Write out each line of the listing as it stands, without the images.

########################################

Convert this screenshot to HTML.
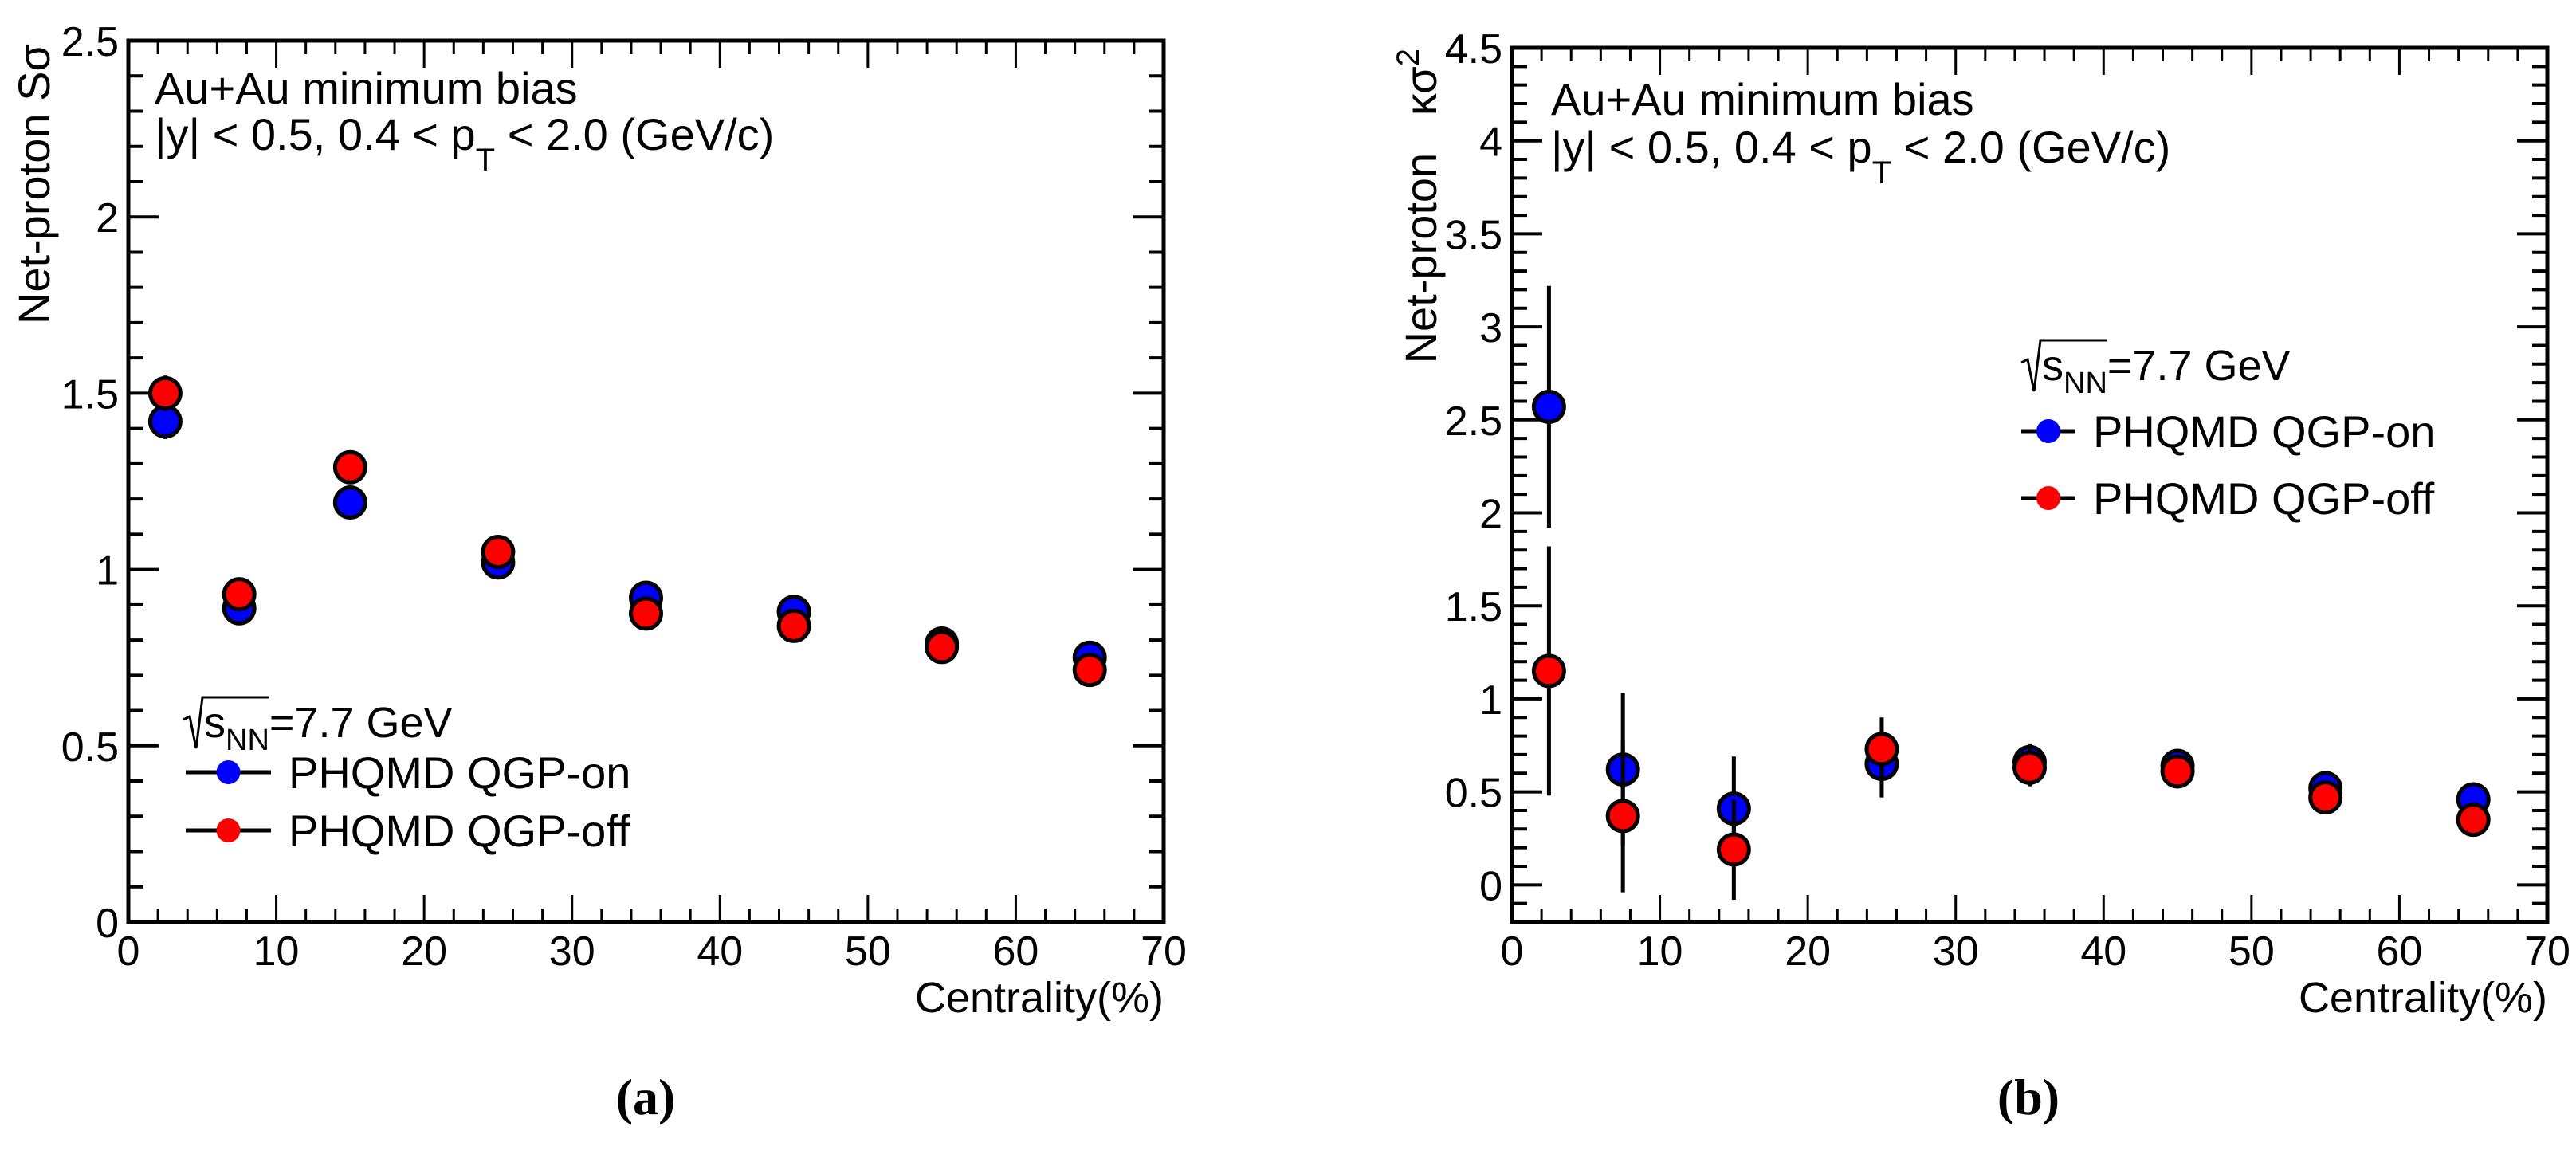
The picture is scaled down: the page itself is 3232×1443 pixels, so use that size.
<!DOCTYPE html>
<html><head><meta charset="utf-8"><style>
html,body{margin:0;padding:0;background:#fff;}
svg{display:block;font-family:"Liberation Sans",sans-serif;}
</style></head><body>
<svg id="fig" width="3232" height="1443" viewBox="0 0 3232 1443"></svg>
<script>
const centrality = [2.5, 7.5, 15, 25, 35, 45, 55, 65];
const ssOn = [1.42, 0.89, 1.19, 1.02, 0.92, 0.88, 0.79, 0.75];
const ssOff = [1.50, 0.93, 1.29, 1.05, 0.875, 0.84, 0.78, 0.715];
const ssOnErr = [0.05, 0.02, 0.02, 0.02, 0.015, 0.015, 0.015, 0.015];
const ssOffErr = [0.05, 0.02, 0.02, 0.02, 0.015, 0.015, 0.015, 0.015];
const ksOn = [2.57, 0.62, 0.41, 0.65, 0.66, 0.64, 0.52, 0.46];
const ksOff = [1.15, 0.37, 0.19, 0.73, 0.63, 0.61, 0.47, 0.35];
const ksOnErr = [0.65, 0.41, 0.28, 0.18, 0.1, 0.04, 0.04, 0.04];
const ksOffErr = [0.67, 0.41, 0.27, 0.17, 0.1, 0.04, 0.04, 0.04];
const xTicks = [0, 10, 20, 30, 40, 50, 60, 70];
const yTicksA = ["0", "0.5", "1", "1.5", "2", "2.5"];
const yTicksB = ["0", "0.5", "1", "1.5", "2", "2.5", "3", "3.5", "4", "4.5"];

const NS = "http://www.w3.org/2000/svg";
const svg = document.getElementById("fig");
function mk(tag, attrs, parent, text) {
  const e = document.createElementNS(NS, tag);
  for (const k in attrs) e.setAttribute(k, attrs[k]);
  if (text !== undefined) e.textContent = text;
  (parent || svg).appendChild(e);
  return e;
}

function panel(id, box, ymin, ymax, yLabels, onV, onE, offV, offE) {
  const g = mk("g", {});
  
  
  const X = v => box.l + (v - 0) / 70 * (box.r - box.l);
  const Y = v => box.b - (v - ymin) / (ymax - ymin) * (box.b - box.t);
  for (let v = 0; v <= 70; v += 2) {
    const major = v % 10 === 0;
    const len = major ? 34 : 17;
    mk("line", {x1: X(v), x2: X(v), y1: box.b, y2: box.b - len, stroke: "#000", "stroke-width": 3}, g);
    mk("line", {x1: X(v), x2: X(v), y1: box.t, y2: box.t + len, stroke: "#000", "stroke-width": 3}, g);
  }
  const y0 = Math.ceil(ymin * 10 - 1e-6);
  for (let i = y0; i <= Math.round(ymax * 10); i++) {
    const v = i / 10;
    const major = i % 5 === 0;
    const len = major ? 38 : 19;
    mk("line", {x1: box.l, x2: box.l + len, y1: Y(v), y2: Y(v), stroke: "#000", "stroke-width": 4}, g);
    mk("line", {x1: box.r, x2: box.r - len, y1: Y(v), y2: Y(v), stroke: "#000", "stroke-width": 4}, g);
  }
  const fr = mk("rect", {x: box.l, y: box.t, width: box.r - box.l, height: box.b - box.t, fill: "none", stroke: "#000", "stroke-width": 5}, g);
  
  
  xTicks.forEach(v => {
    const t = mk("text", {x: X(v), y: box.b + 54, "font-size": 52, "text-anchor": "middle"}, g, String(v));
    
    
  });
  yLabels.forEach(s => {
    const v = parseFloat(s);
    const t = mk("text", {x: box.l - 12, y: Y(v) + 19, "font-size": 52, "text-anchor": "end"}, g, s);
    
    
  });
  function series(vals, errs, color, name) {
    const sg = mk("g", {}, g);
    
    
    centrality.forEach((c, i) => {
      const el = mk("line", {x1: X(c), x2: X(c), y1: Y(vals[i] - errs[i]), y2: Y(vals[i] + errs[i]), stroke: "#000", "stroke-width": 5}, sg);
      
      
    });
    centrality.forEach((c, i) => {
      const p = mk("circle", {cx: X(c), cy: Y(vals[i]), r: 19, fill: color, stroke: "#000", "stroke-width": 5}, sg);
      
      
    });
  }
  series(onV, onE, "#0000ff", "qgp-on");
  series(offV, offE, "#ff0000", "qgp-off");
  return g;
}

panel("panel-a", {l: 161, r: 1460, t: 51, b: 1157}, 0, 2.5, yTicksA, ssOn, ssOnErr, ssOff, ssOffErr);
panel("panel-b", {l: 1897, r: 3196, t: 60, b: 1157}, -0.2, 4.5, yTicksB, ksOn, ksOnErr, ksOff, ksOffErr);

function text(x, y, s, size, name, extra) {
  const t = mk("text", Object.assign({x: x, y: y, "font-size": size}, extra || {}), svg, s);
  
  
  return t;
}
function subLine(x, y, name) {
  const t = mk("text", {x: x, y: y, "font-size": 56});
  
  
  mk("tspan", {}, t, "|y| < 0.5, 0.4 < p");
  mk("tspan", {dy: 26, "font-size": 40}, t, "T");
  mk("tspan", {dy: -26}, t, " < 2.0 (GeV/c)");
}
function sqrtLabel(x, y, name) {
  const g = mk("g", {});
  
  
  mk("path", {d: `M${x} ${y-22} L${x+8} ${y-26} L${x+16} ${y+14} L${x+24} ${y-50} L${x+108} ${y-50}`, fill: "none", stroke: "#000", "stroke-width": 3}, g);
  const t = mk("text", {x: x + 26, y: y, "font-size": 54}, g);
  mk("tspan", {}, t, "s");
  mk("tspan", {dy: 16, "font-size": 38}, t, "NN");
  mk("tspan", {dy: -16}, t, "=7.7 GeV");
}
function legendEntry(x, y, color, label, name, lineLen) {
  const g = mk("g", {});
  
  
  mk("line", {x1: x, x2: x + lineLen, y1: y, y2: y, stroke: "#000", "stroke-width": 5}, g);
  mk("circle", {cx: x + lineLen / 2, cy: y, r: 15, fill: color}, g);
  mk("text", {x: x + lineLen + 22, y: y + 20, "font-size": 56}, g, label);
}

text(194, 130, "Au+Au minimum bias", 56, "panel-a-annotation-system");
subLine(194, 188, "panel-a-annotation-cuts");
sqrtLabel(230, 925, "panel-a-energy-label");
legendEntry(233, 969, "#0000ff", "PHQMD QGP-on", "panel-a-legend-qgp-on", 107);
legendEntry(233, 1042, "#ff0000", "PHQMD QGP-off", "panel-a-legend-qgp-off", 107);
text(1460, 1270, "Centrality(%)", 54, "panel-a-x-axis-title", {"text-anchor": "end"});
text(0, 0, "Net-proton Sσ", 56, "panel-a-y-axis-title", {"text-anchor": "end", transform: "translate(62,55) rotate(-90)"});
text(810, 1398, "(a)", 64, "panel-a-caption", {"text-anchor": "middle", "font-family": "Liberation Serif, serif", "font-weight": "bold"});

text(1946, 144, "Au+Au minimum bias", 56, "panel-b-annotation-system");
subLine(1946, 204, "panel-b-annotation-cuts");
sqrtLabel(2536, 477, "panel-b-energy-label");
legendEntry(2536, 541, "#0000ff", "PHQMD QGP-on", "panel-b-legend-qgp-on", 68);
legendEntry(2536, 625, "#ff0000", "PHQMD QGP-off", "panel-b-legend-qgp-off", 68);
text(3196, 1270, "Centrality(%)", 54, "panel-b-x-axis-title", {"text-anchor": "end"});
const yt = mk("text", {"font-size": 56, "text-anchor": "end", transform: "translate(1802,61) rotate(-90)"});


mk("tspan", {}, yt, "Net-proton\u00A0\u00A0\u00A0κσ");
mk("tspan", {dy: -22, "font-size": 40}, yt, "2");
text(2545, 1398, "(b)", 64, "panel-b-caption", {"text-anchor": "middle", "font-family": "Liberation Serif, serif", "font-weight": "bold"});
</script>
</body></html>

########################################

**EXERCISE RESPONSE**
Convert this screenshot to HTML.
The picture is scaled down: the page itself is 3232×1443 pixels, so use that size.
<!DOCTYPE html>
<html><head><meta charset="utf-8"><style>
html,body{margin:0;padding:0;background:#fff;}
svg{display:block;font-family:"Liberation Sans",sans-serif;}
</style></head><body>
<svg id="fig" width="3232" height="1443" viewBox="0 0 3232 1443"></svg>
<script>
const centrality = [2.5, 7.5, 15, 25, 35, 45, 55, 65];
const ssOn = [1.42, 0.89, 1.19, 1.02, 0.92, 0.88, 0.79, 0.75];
const ssOff = [1.50, 0.93, 1.29, 1.05, 0.875, 0.84, 0.78, 0.715];
const ssOnErr = [0.05, 0.02, 0.02, 0.02, 0.015, 0.015, 0.015, 0.015];
const ssOffErr = [0.05, 0.02, 0.02, 0.02, 0.015, 0.015, 0.015, 0.015];
const ksOn = [2.57, 0.62, 0.41, 0.65, 0.66, 0.64, 0.52, 0.46];
const ksOff = [1.15, 0.37, 0.19, 0.73, 0.63, 0.61, 0.47, 0.35];
const ksOnErr = [0.65, 0.41, 0.28, 0.18, 0.1, 0.04, 0.04, 0.04];
const ksOffErr = [0.67, 0.41, 0.27, 0.17, 0.1, 0.04, 0.04, 0.04];
const xTicks = [0, 10, 20, 30, 40, 50, 60, 70];
const yTicksA = ["0", "0.5", "1", "1.5", "2", "2.5"];
const yTicksB = ["0", "0.5", "1", "1.5", "2", "2.5", "3", "3.5", "4", "4.5"];

const NS = "http://www.w3.org/2000/svg";
const svg = document.getElementById("fig");
function mk(tag, attrs, parent, text) {
  const e = document.createElementNS(NS, tag);
  for (const k in attrs) e.setAttribute(k, attrs[k]);
  if (text !== undefined) e.textContent = text;
  (parent || svg).appendChild(e);
  return e;
}

function panel(id, box, ymin, ymax, yLabels, onV, onE, offV, offE) {
  const g = mk("g", {});
  
  
  const X = v => box.l + (v - 0) / 70 * (box.r - box.l);
  const Y = v => box.b - (v - ymin) / (ymax - ymin) * (box.b - box.t);
  for (let v = 0; v <= 70; v += 2) {
    const major = v % 10 === 0;
    const len = major ? 34 : 17;
    mk("line", {x1: X(v), x2: X(v), y1: box.b, y2: box.b - len, stroke: "#000", "stroke-width": 3}, g);
    mk("line", {x1: X(v), x2: X(v), y1: box.t, y2: box.t + len, stroke: "#000", "stroke-width": 3}, g);
  }
  const y0 = Math.ceil(ymin * 10 - 1e-6);
  for (let i = y0; i <= Math.round(ymax * 10); i++) {
    const v = i / 10;
    const major = i % 5 === 0;
    const len = major ? 38 : 19;
    mk("line", {x1: box.l, x2: box.l + len, y1: Y(v), y2: Y(v), stroke: "#000", "stroke-width": 4}, g);
    mk("line", {x1: box.r, x2: box.r - len, y1: Y(v), y2: Y(v), stroke: "#000", "stroke-width": 4}, g);
  }
  const fr = mk("rect", {x: box.l, y: box.t, width: box.r - box.l, height: box.b - box.t, fill: "none", stroke: "#000", "stroke-width": 5}, g);
  
  
  xTicks.forEach(v => {
    const t = mk("text", {x: X(v), y: box.b + 54, "font-size": 52, "text-anchor": "middle"}, g, String(v));
    
    
  });
  yLabels.forEach(s => {
    const v = parseFloat(s);
    const t = mk("text", {x: box.l - 12, y: Y(v) + 19, "font-size": 52, "text-anchor": "end"}, g, s);
    
    
  });
  function series(vals, errs, color, name) {
    const sg = mk("g", {}, g);
    
    
    centrality.forEach((c, i) => {
      const el = mk("line", {x1: X(c), x2: X(c), y1: Y(vals[i] - errs[i]), y2: Y(vals[i] + errs[i]), stroke: "#000", "stroke-width": 5}, sg);
      
      
    });
    centrality.forEach((c, i) => {
      const p = mk("circle", {cx: X(c), cy: Y(vals[i]), r: 19, fill: color, stroke: "#000", "stroke-width": 5}, sg);
      
      
    });
  }
  series(onV, onE, "#0000ff", "qgp-on");
  series(offV, offE, "#ff0000", "qgp-off");
  return g;
}

panel("panel-a", {l: 161, r: 1460, t: 51, b: 1157}, 0, 2.5, yTicksA, ssOn, ssOnErr, ssOff, ssOffErr);
panel("panel-b", {l: 1897, r: 3196, t: 60, b: 1157}, -0.2, 4.5, yTicksB, ksOn, ksOnErr, ksOff, ksOffErr);

function text(x, y, s, size, name, extra) {
  const t = mk("text", Object.assign({x: x, y: y, "font-size": size}, extra || {}), svg, s);
  
  
  return t;
}
function subLine(x, y, name) {
  const t = mk("text", {x: x, y: y, "font-size": 56});
  
  
  mk("tspan", {}, t, "|y| < 0.5, 0.4 < p");
  mk("tspan", {dy: 26, "font-size": 40}, t, "T");
  mk("tspan", {dy: -26}, t, " < 2.0 (GeV/c)");
}
function sqrtLabel(x, y, name) {
  const g = mk("g", {});
  
  
  mk("path", {d: `M${x} ${y-22} L${x+8} ${y-26} L${x+16} ${y+14} L${x+24} ${y-50} L${x+108} ${y-50}`, fill: "none", stroke: "#000", "stroke-width": 3}, g);
  const t = mk("text", {x: x + 26, y: y, "font-size": 54}, g);
  mk("tspan", {}, t, "s");
  mk("tspan", {dy: 16, "font-size": 38}, t, "NN");
  mk("tspan", {dy: -16}, t, "=7.7 GeV");
}
function legendEntry(x, y, color, label, name, lineLen) {
  const g = mk("g", {});
  
  
  mk("line", {x1: x, x2: x + lineLen, y1: y, y2: y, stroke: "#000", "stroke-width": 5}, g);
  mk("circle", {cx: x + lineLen / 2, cy: y, r: 15, fill: color}, g);
  mk("text", {x: x + lineLen + 22, y: y + 20, "font-size": 56}, g, label);
}

text(194, 130, "Au+Au minimum bias", 56, "panel-a-annotation-system");
subLine(194, 188, "panel-a-annotation-cuts");
sqrtLabel(230, 925, "panel-a-energy-label");
legendEntry(233, 969, "#0000ff", "PHQMD QGP-on", "panel-a-legend-qgp-on", 107);
legendEntry(233, 1042, "#ff0000", "PHQMD QGP-off", "panel-a-legend-qgp-off", 107);
text(1460, 1270, "Centrality(%)", 54, "panel-a-x-axis-title", {"text-anchor": "end"});
text(0, 0, "Net-proton Sσ", 56, "panel-a-y-axis-title", {"text-anchor": "end", transform: "translate(62,55) rotate(-90)"});
text(810, 1398, "(a)", 64, "panel-a-caption", {"text-anchor": "middle", "font-family": "Liberation Serif, serif", "font-weight": "bold"});

text(1946, 144, "Au+Au minimum bias", 56, "panel-b-annotation-system");
subLine(1946, 204, "panel-b-annotation-cuts");
sqrtLabel(2536, 477, "panel-b-energy-label");
legendEntry(2536, 541, "#0000ff", "PHQMD QGP-on", "panel-b-legend-qgp-on", 68);
legendEntry(2536, 625, "#ff0000", "PHQMD QGP-off", "panel-b-legend-qgp-off", 68);
text(3196, 1270, "Centrality(%)", 54, "panel-b-x-axis-title", {"text-anchor": "end"});
const yt = mk("text", {"font-size": 56, "text-anchor": "end", transform: "translate(1802,61) rotate(-90)"});


mk("tspan", {}, yt, "Net-proton\u00A0\u00A0\u00A0κσ");
mk("tspan", {dy: -22, "font-size": 40}, yt, "2");
text(2545, 1398, "(b)", 64, "panel-b-caption", {"text-anchor": "middle", "font-family": "Liberation Serif, serif", "font-weight": "bold"});
</script>
</body></html>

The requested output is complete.